Nancy MacLean, a prominent historian at Northwestern University, quite rightly points out how “Stealing civil rights language for rhetorical jujitsu attacks on the civil rights movement was a calculated strategy.” All kinds of figures who hated the Civil Rights movement, calling the Brown decision “a rape of the Constitution,” long ago learned to wrap themselves in its phrases.

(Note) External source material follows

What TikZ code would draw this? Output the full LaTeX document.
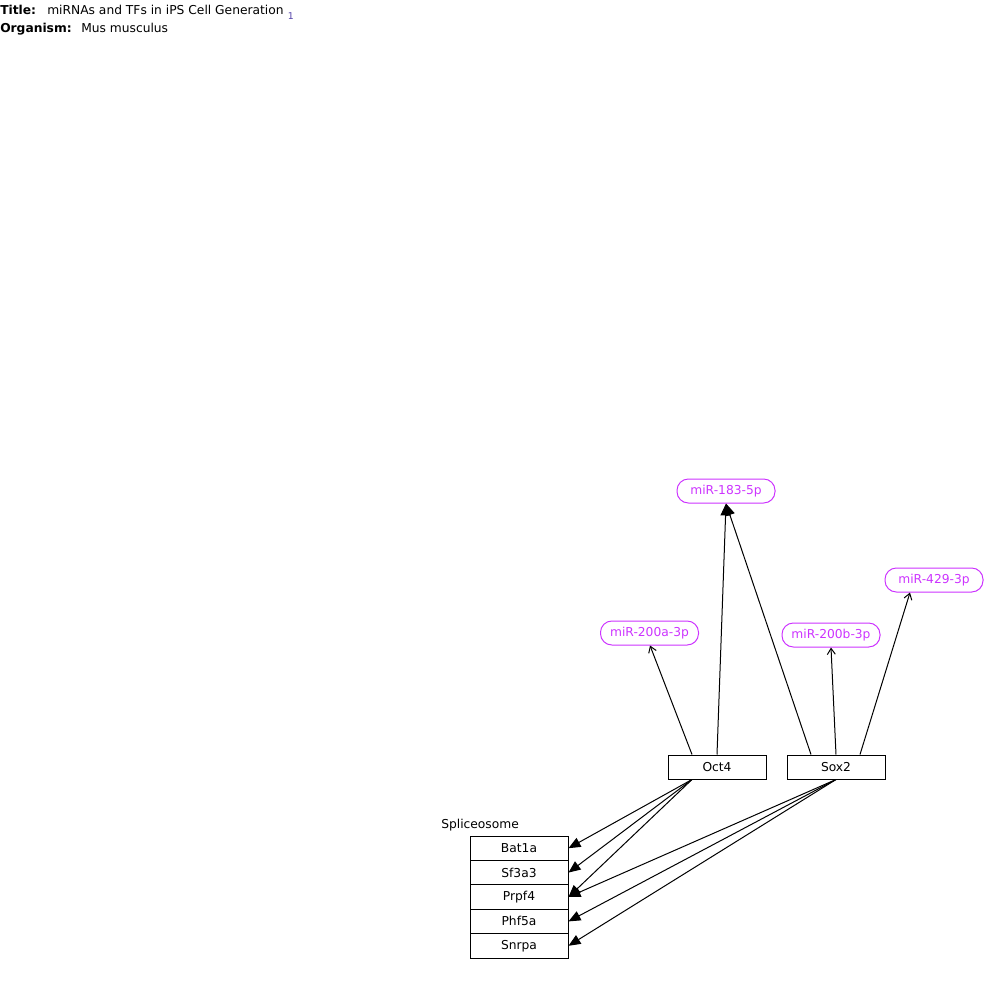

She quotes the 1981 Mandate for Leadership for the Reagan administration put out by the rightwing Heritage Foundation, which explained:

“For twenty years, the most important battle in the civil rights field has been for control of language [especially the words ‘equality’ and ‘opportunity’ — ed.]. The secret to victory, whether in court or in Congress, has been to control the definition of those terms.”
 

Serious Ramifications

“There should be no mistaking just how radical this decision is,” said the editors of The New York Times. “Justice John Paul Stevens said it was his ‘firm conviction that no member of the Court that I joined in 1975 would have agreed with today’s decision.’ He also noted the ‘cruel irony’ of the court relying on Brown v. Board of Education while robbing that landmark ruling of much of its force and spirit. The citizens of Louisville and Seattle, and the rest of the nation, can ponder the majority’s kind words about Brown as they get to work today making their schools, and their cities, more segregated.”

What happens next depends on many factors. The most important is whether a protest campaign arises. If not, we can expect more setbacks to equality in public education, housing and employment. Secondly, the issue must be taken up by all, especially labor, not just African Americans.

The laws of racism and class bias will inevitably reinforce racial and inter-ethnic divisions. It will take a new generation of leaders and have-nots to revolt for positive change to occur.